書籍版はつい先日読了しました。ほやほやです。展開を知っていても、ドキドキわくわくハラハラうるうるが止まりませんでした。そんでもって、書籍版でしか会えない登場人物がいるのがすごい。はじめからいたみたいに溶け込んでいるからもっとすごい。
はじめて読んだときから採用試験での“忘れもの”エピソードが大好きで何度読んでも泣いてしまうのだけど、書籍版だとさらに「きゅうっ」と素敵になっていて、一旦本を閉じて、わーーーーー!!!っと走り出したくなりました。熱い。超熱い。本当もう、ドラマチック極まりない。
最初から最後までずっと熱くてドラマチックで、爽やかで、世界観が突き抜けて青なの青春なの。そんな世界を構築しているのが臨場感を超えた文章の煌めき。主人公の目線を通して描写される世界が恐ろしく美しくて眩しくて、私ひとりの目ん玉では決して知ることのできなかったであろう景色を惜しみなくバンバン見せてくれる。それも大迫力で。とびきり鮮やかに。
ド派手なイルカショーの描写だけじゃなく、しっとりとした描写もこれまたカッコ良くて。とくにお気に入りの一文は、「涙の味は、どうして海に似ているのだろう。
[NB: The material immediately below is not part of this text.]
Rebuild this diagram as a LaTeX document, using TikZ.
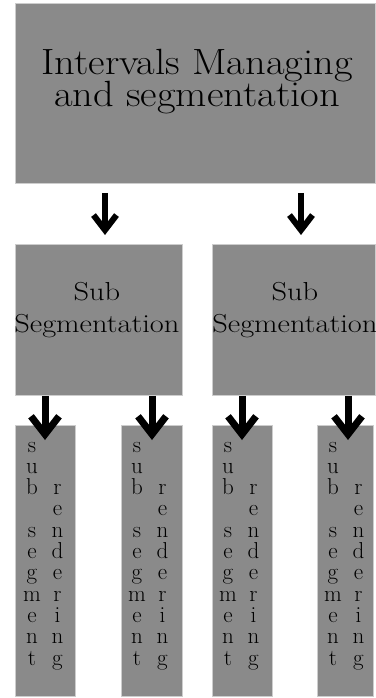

」です。痺れます。
あと、キスシーン!こんなに可愛くて素敵なキッス見たことないよ!ってくらいに盛大にときめくキスシーン!カッサカサの心が潤いました。胸きゅん最高潮です。
とにかくイルカのビビちゃんが可愛くて可愛くて、つぶらなおめめ、つるんとおでこ、大活躍の噴気孔に至るまで根こそぎプリティで、読んだ翌日、なんと夢に見ました。というか、ビビちゃんが私の夢まで泳いで逢いに来てくれたと都合よく解釈しています。ありがとう。またぜひきてね。脳内に新鮮なサバを用意して待っているね。
よしっ。思いの丈を放出できてスッキリしました。
レビューでもコメントでもない感想を書ける場所があるのはいいですね。
長くなってしまいましたが、最後まで読んでくださった方、お付き合いくださりありがとうございました。